То есть Николай с его верой в Священный союз, Путин с его верой в Совет безопасности?

Ф. Л.

Да, но тут как раз сейчас многое меняется, потому что последние бастионы веры явно рушатся. Мы стоим на очень любопытной развилке. Путин же всегда, если убрать некоторые его личностные проявления, очень четко вписывался в то, что называется реалистической школой внешней политики. У него так мозги устроены.

П. Ф.

Он наследник Бисмарка в этом смысле?

Ф. Л.

Да много кого. Бисмарка, Ришелье и т. д. И когда говорили, что Россия непредсказуема, меня всегда это удивляло, потому что если принять эту логику реальной политики, то все было как раз очень понятно. Ну, мир сейчас иногда так быстро меняется, что не поймешь зачастую, что будет завтра, но сам по себе он никогда не выбивался из этой линии. И тут 17 марта он произнес эту свою, без дураков, историческую речь по случаю присоединения Крыма. И вот она была совершенно иная. Она выходит за пределы этой реалистической традиции, там появились нотки национального романтизма.
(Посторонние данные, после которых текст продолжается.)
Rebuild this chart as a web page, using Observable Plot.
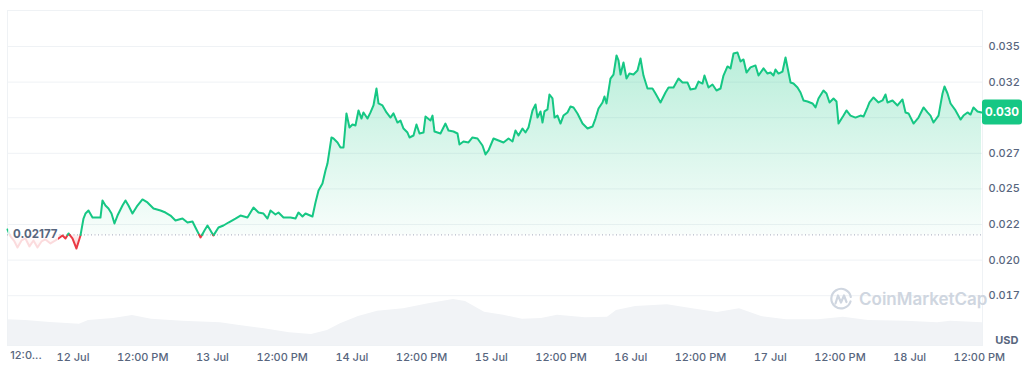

Это тоже вполне европейская вещь и часть той же культуры, но просто другой эпохи. Многих это напугало. Реализм — это может быть очень жестко, но хотя бы понятно. А апеллирование к соотечественникам, «крупнейший в мире разделенный народ», «мы не можем оставаться равнодушными» — это наводит на очень много аллюзий, и все сразу напряглись. Короче, пока не очень понятно, что это было в Крыму. Крым можно трактовать и так и сяк. С одной стороны, может быть, это был вполне расчетливый ход во внезапно сложившейся ситуации. Взял то, что можно. Обозначил: ребята, я по этим вашим правилам больше не играю. Мы вам долго говорили, что надо договариваться, вы не хотели — а теперь вот так. А с другой стороны, это может значить, что мы начали возвращать русских домой, причем вместе с территориями. Вот сейчас, спустя два с лишним месяца, кажется, что это было скорее первое, — но это же не конец истории. Потому что в логике национал-романтизма Донецкую народную республику надо, конечно, поддержать — а мы этого не видим. То есть пока кажется, что, совершив эффектный зигзаг и воспользовавшись ситуацией, президент вернулся к своей традиционной линии.